Masjid dikelilingi tembok dengan tinggi sekitar 2 meter. Pintu gerbangnya sangat rendah sehingga orang masuk ke area masjid tersebut harus membungkukkan badan.
"Pintu gerbang yang rendah ini menggambarkan bahwa kita memberi penghormatan atau menjaga sopan santun saat memasuki dan berada dalam Masjid," jelas dia.
Sejarah Masjid Megu Gede
Abah Misko menceritakan pendiri masjid Kramat Megu ialah Ki Buyut Megu. Dia adalah seorang tokoh penyebar agama Islam di desa Megu dan sekitarnya. Di area masjid terdapat tempat keramat lainnya, seperti sumur keramat terletak di bagian pojok kanan yang pada awalnya ada di luar masjid, setelah mengalami perluasan area masjid kini sumur tersebut berada di teras masjid.
Air sumur tersebut, menurut dia, sampai saat ini masih diyakini dapat menyembuhkan segala macam penyakit atau apapun. Sumur ini berada di bagian pojok kanan masjid, sumur yang awal mulanya berada di luar masjid ini sekarang berada di bagian dalam masjid setelah Masjid Megu Gede ini mengalami perbaikan dan penambahan bangunan.
"Tetapi tidak melenceng dari ajaran agama, hanya Allah yang dapat menyembuhkannya, sumur tersebut hanya sebagai salah satu tempat petilasan," ucap Abah.
Sementara, pada halaman masjid terdapat semacam pendopo kecil yang disebut dengan bale mangu. Bale mangu ini digunakan untuk menaruh sedekah nazar atau janji. Biasanya setiap hari Jumat ada warga sekitar yang menaruh sedekahnya di bale mangu ini. Pendopo kecil ini juga biasa digunakan oleh masyarakat untuk diskusi dan bertukar pikiran.

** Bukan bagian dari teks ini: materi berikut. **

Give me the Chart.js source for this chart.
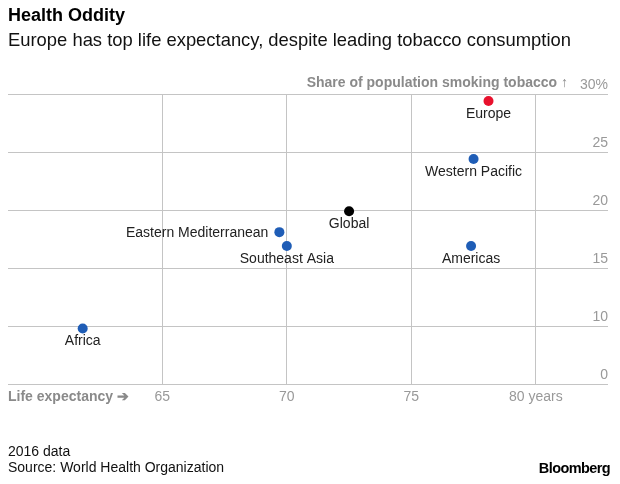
<!DOCTYPE html>
<html><head><meta charset="utf-8">
<script src="https://cdn.jsdelivr.net/npm/chart.js@4"></script>
<style>
html,body{margin:0;padding:0;background:#fff;}
body{width:620px;height:484px;position:relative;overflow:hidden;font-family:"Liberation Sans",Arial,sans-serif;}
.t{position:absolute;white-space:nowrap;}
#title{left:8px;top:5px;font-size:18px;font-weight:bold;color:#000;}
#sub{left:8px;top:29px;font-size:18.4px;color:#111;}
#ytitle{right:52px;top:74px;font-size:14px;font-weight:bold;color:#8a8a8a;}
#xtitle{left:8px;top:388px;font-size:14px;font-weight:bold;color:#8a8a8a;}
#f1{left:8px;top:443px;font-size:14px;color:#111;}
#f2{left:8px;top:459px;font-size:14px;color:#111;}
#logo{right:10px;top:460px;font-size:14.5px;font-weight:bold;color:#000;letter-spacing:-0.6px;}
#wrap{position:absolute;left:0;top:0;width:620px;height:484px;}
</style>
</head><body>
<div id="wrap"><canvas id="c" width="620" height="484"></canvas></div>
<div class="t" id="title">Health Oddity</div>
<div class="t" id="sub">Europe has top life expectancy, despite leading tobacco consumption</div>
<div class="t" id="ytitle">Share of population smoking tobacco ↑</div>
<div class="t" id="xtitle">Life expectancy ➔</div>
<div class="t" id="f1">2016 data</div>
<div class="t" id="f2">Source: World Health Organization</div>
<div class="t" id="logo">Bloomberg</div>
<script>
const regions = ['Africa','Eastern Mediterranean','Southeast Asia','Global','Americas','Western Pacific','Europe'];
const lifeExpectancy = [61.8, 69.7, 70.0, 72.5, 77.4, 77.5, 78.1];
const smokingShare = [9.8, 18.1, 16.9, 19.9, 16.9, 24.4, 29.4];
const xTickValues = [65, 70, 75, 80];
const xTickLabels = ['65', '70', '75', '80 years'];
const yTickValues = [5, 10, 15, 20, 25, 30];
const yTickLabels = ['0', '10', '15', '20', '25', '30%'];

const colorFor = {Europe:'#e8112d', Global:'#000000'};
const defaultColor = '#1f5db6';
const leftLabelled = ['Eastern Mediterranean'];

const labelPlugin = {
  id:'pointLabels',
  afterDatasetsDraw(chart){
    const ctx = chart.ctx;
    const meta = chart.getDatasetMeta(0);
    ctx.save();
    ctx.font = '14px "Liberation Sans", Arial, sans-serif';
    ctx.fillStyle = '#222';
    meta.data.forEach((pt, i) => {
      const name = regions[i];
      if (leftLabelled.includes(name)) {
        ctx.textAlign = 'right';
        ctx.textBaseline = 'middle';
        ctx.fillText(name, pt.x - 11, pt.y + 1);
      } else {
        ctx.textAlign = 'center';
        ctx.textBaseline = 'alphabetic';
        ctx.fillText(name, pt.x, pt.y + 17);
      }
    });
    ctx.restore();
  }
};

new Chart(document.getElementById('c'), {
  type:'scatter',
  data:{
    datasets:[{
      data: regions.map((r,i)=>({x:lifeExpectancy[i], y:smokingShare[i]})),
      backgroundColor: regions.map(r => colorFor[r] || defaultColor),
      borderWidth:0,
      pointRadius:5,
      pointHoverRadius:5
    }]
  },
  options:{
    responsive:false,
    animation:false,
    events:[],
    layout:{padding:{left:8, right:12, top:94, bottom:73}},
    plugins:{legend:{display:false}, tooltip:{enabled:false}},
    scales:{
      x:{
        type:'linear', min:58.8, max:82.9,
        afterBuildTicks(axis){ axis.ticks = xTickValues.map(v=>({value:v})); },
        grid:{color:'#c4c4c4', drawTicks:false, lineWidth:1},
        border:{display:false},
        ticks:{
          autoSkip:false, maxRotation:0, padding:5,
          color:'#999', font:{size:14, family:'"Liberation Sans", Arial, sans-serif'},
          callback:(v,i)=>xTickLabels[i]
        }
      },
      y:{
        type:'linear', position:'right', min:5, max:30,
        afterBuildTicks(axis){ axis.ticks = yTickValues.map(v=>({value:v})); },
        grid:{color:'#c4c4c4', drawTicks:false, lineWidth:1},
        border:{display:false},
        ticks:{
          mirror:true, padding:0, labelOffset:-9,
          color:'#999', font:{size:14, family:'"Liberation Sans", Arial, sans-serif'},
          callback:(v,i)=>yTickLabels[i]
        }
      }
    }
  },
  plugins:[labelPlugin]
});
</script>
</body></html>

Selain sumur keramat, di tengah masjid terdapat tiga makam, yaitu makam Ki Buyut Megu, Nyai Megu (istri dari Ki Buyut Megu), dan Pangeran Arya Atas Angin (panglima dari Ki Buyut Gede). Makam tersebut yang dikelilingi oleh tembok rendah batu bata bercat merah bergaya khas Majapahitan.
"Peninggalan atau petilasan ini sudah ada di sini sejak dahulu selain dari Sumur Keramat dan bale mangu yang berada di depan sana," kata Abah Misko yang sudah 20 tahun menjadi kuncen ini.